Requirements
Set down, exactly as written, the lines from the top of the data to the line that holds "ax = fig.add_axes([58", and omit the pictures.

Data lines
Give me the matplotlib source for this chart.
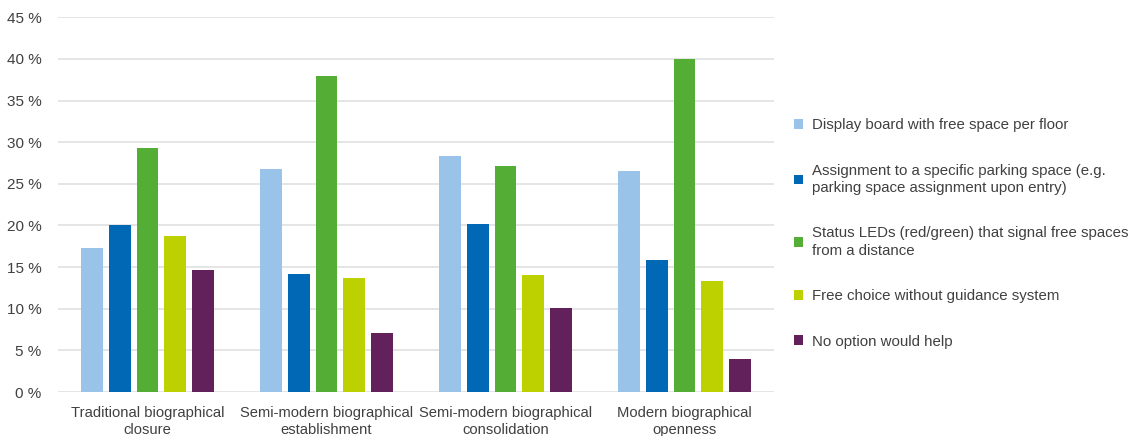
import matplotlib
matplotlib.use("Agg")
import matplotlib.pyplot as plt
import numpy as np
from matplotlib.patches import Patch

plt.rcParams['font.family'] = ['Liberation Sans', 'DejaVu Sans']

categories = ["Traditional biographical\nclosure",
              "Semi-modern biographical\nestablishment",
              "Semi-modern biographical\nconsolidation",
              "Modern biographical\nopenness"]

series_names = ["Display board with free space per floor",
                "Assignment to a specific parking space (e.g.\nparking space assignment upon entry)",
                "Status LEDs (red/green) that signal free spaces\nfrom a distance",
                "Free choice without guidance system",
                "No option would help"]

display_board = [17.3, 26.8, 28.3, 26.6]
assignment = [20.0, 14.2, 20.2, 15.9]
status_leds = [29.3, 38.0, 27.2, 40.0]
free_choice = [18.7, 13.7, 14.1, 13.3]
no_option = [14.6, 7.1, 10.1, 4.0]

yticks = [0, 5, 10, 15, 20, 25, 30, 35, 40, 45]

colors = ["#99C3E8", "#0068B4", "#54AD34", "#BDD100", "#63215B"]
text_color = "#404040"
grid_color = "#DEDEDE"

fig = plt.figure(figsize=(11.36, 4.36), dpi=100)
ax = fig.add_axes([58 / 1136, 1 - 392 / 436, (774 - 58) / 1136, (392 - 17.3) / 436])

all_series = [display_board, assignment, status_leds, free_choice, no_option]
x = np.arange(len(categories))
slot = 0.154
width = 0.122
for i, (vals, col) in enumerate(zip(all_series, colors)):
    ax.bar(x + (i - 2) * slot, vals, width=width, color=col, zorder=3)

ax.set_xlim(-0.5, len(categories) - 0.5)
ax.set_ylim(0, 45)
ax.set_yticks(yticks)
ax.set_yticklabels([f"{t} %" for t in yticks], fontsize=11, color=text_color)
ax.set_xticks(x)
ax.set_xticklabels(categories, fontsize=10.6, color=text_color, linespacing=1.3)
ax.tick_params(axis='both', length=0)
ax.tick_params(axis='y', pad=12)
ax.tick_params(axis='x', pad=10)
ax.yaxis.grid(True, color=grid_color, linewidth=1.1, zorder=0)
for s in ax.spines.values():
    s.set_visible(False)

handles = [Patch(facecolor=c, edgecolor='none') for c in colors]
leg = fig.legend(handles, series_names, loc='upper left',
                 bbox_to_anchor=(794 / 1136, 1 - 118 / 436),
                 frameon=False, fontsize=10.8, labelcolor=text_color,
                 handlelength=0.62, handleheight=0.62, handletextpad=0.55,
                 labelspacing=2.1, borderpad=0, borderaxespad=0)
for t in leg.get_texts():
    t.set_linespacing(1.3)

fig.savefig("out.png", dpi=100)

Exercise result
Give me the matplotlib source for this chart.
import matplotlib
matplotlib.use("Agg")
import matplotlib.pyplot as plt
import numpy as np
from matplotlib.patches import Patch

plt.rcParams['font.family'] = ['Liberation Sans', 'DejaVu Sans']

categories = ["Traditional biographical\nclosure",
              "Semi-modern biographical\nestablishment",
              "Semi-modern biographical\nconsolidation",
              "Modern biographical\nopenness"]

series_names = ["Display board with free space per floor",
                "Assignment to a specific parking space (e.g.\nparking space assignment upon entry)",
                "Status LEDs (red/green) that signal free spaces\nfrom a distance",
                "Free choice without guidance system",
                "No option would help"]

display_board = [17.3, 26.8, 28.3, 26.6]
assignment = [20.0, 14.2, 20.2, 15.9]
status_leds = [29.3, 38.0, 27.2, 40.0]
free_choice = [18.7, 13.7, 14.1, 13.3]
no_option = [14.6, 7.1, 10.1, 4.0]

yticks = [0, 5, 10, 15, 20, 25, 30, 35, 40, 45]

colors = ["#99C3E8", "#0068B4", "#54AD34", "#BDD100", "#63215B"]
text_color = "#404040"
grid_color = "#DEDEDE"

fig = plt.figure(figsize=(11.36, 4.36), dpi=100)
ax = fig.add_axes([58 / 1136, 1 - 392 / 436, (774 - 58) / 1136, (392 - 17.3) / 436])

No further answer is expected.